» **Data shown**:
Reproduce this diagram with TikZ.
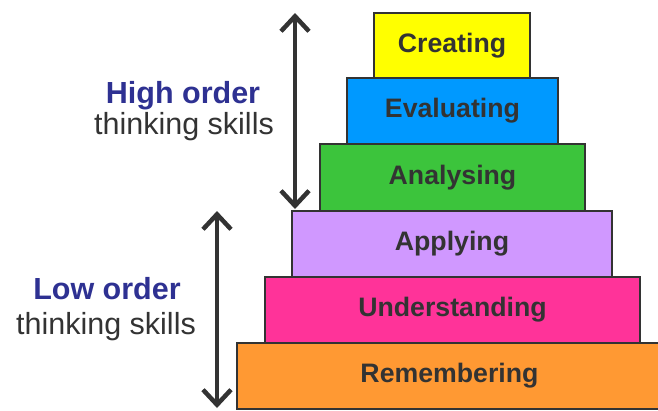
\documentclass[tikz,border=0pt]{standalone}
\usepackage{fontspec}
\setmainfont{Liberation Sans}
\usetikzlibrary{arrows.meta}
\definecolor{txt}{HTML}{333333}
\definecolor{navy}{HTML}{2E3192}
\definecolor{cyel}{HTML}{FFFF00}
\definecolor{cblu}{HTML}{0099FF}
\definecolor{cgrn}{HTML}{3CC43C}
\definecolor{cpur}{HTML}{D098FF}
\definecolor{cpnk}{HTML}{FF3399}
\definecolor{corg}{HTML}{FF9933}
\tikzset{
  level/.style={draw=txt, line width=1.6pt, text=txt, inner sep=0pt,
    font=\fontsize{26.7}{30}\selectfont\bfseries},
  bigarrow/.style={draw=txt, line width=4.5pt,
    {Straight Barb[length=15pt,width=28pt]}-{Straight Barb[length=15pt,width=28pt]}},
  headlab/.style={text=navy, font=\fontsize{30.5}{34}\selectfont\bfseries, inner sep=0pt, anchor=base},
  sublab/.style={text=txt, font=\fontsize{30.5}{34}\selectfont, inner sep=0pt, anchor=base}
}
\begin{document}
\begin{tikzpicture}[x=1pt,y=-1pt]
\useasboundingbox (0,0) rectangle (658,410);
\clip (0,0) rectangle (658,410);
\fill[white] (0,0) rectangle (658,410);
% levels (corners in pixel coordinates)
\newcommand{\lvl}[7]{%
  \node[level, fill=#6, minimum width={(#3-#2)*1pt}, minimum height={(#5-#4)*1pt}]
    (#1) at ({(#2+#3)/2},{(#4+#5)/2}) {#7};}
\lvl{cre}{374}{530}{13}{78}{cyel}{Creating}
\lvl{eva}{347}{558}{78}{144}{cblu}{Evaluating}
\lvl{ana}{320}{585}{144}{211}{cgrn}{Analysing}
\lvl{app}{292}{612}{211}{277}{cpur}{Applying}
\lvl{und}{265}{640}{277}{343}{cpnk}{Understanding}
\lvl{rem}{237}{662}{343}{409}{corg}{Remembering}
% arrows
\coordinate (hitop) at (295,13);
\coordinate (hibot) at (295,209);
\coordinate (lotop) at (217,211);
\coordinate (lobot) at (217,408);
\draw[bigarrow] (hitop) -- (hibot);
\draw[bigarrow] (lotop) -- (lobot);
% labels
\node[headlab] (hi) at (183,103) {High order};
\node[sublab] (hisub) at (184,134) {thinking skills};
\node[headlab] (lo) at (107,299) {Low order};
\node[sublab] (losub) at (106,334) {thinking skills};
\end{tikzpicture}
\end{document}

» **Set problem**:
Leave out the pictures and give the listing above again exactly.

» **Exercise response**:
Reproduce this diagram with TikZ.
\documentclass[tikz,border=0pt]{standalone}
\usepackage{fontspec}
\setmainfont{Liberation Sans}
\usetikzlibrary{arrows.meta}
\definecolor{txt}{HTML}{333333}
\definecolor{navy}{HTML}{2E3192}
\definecolor{cyel}{HTML}{FFFF00}
\definecolor{cblu}{HTML}{0099FF}
\definecolor{cgrn}{HTML}{3CC43C}
\definecolor{cpur}{HTML}{D098FF}
\definecolor{cpnk}{HTML}{FF3399}
\definecolor{corg}{HTML}{FF9933}
\tikzset{
  level/.style={draw=txt, line width=1.6pt, text=txt, inner sep=0pt,
    font=\fontsize{26.7}{30}\selectfont\bfseries},
  bigarrow/.style={draw=txt, line width=4.5pt,
    {Straight Barb[length=15pt,width=28pt]}-{Straight Barb[length=15pt,width=28pt]}},
  headlab/.style={text=navy, font=\fontsize{30.5}{34}\selectfont\bfseries, inner sep=0pt, anchor=base},
  sublab/.style={text=txt, font=\fontsize{30.5}{34}\selectfont, inner sep=0pt, anchor=base}
}
\begin{document}
\begin{tikzpicture}[x=1pt,y=-1pt]
\useasboundingbox (0,0) rectangle (658,410);
\clip (0,0) rectangle (658,410);
\fill[white] (0,0) rectangle (658,410);
% levels (corners in pixel coordinates)
\newcommand{\lvl}[7]{%
  \node[level, fill=#6, minimum width={(#3-#2)*1pt}, minimum height={(#5-#4)*1pt}]
    (#1) at ({(#2+#3)/2},{(#4+#5)/2}) {#7};}
\lvl{cre}{374}{530}{13}{78}{cyel}{Creating}
\lvl{eva}{347}{558}{78}{144}{cblu}{Evaluating}
\lvl{ana}{320}{585}{144}{211}{cgrn}{Analysing}
\lvl{app}{292}{612}{211}{277}{cpur}{Applying}
\lvl{und}{265}{640}{277}{343}{cpnk}{Understanding}
\lvl{rem}{237}{662}{343}{409}{corg}{Remembering}
% arrows
\coordinate (hitop) at (295,13);
\coordinate (hibot) at (295,209);
\coordinate (lotop) at (217,211);
\coordinate (lobot) at (217,408);
\draw[bigarrow] (hitop) -- (hibot);
\draw[bigarrow] (lotop) -- (lobot);
% labels
\node[headlab] (hi) at (183,103) {High order};
\node[sublab] (hisub) at (184,134) {thinking skills};
\node[headlab] (lo) at (107,299) {Low order};
\node[sublab] (losub) at (106,334) {thinking skills};
\end{tikzpicture}
\end{document}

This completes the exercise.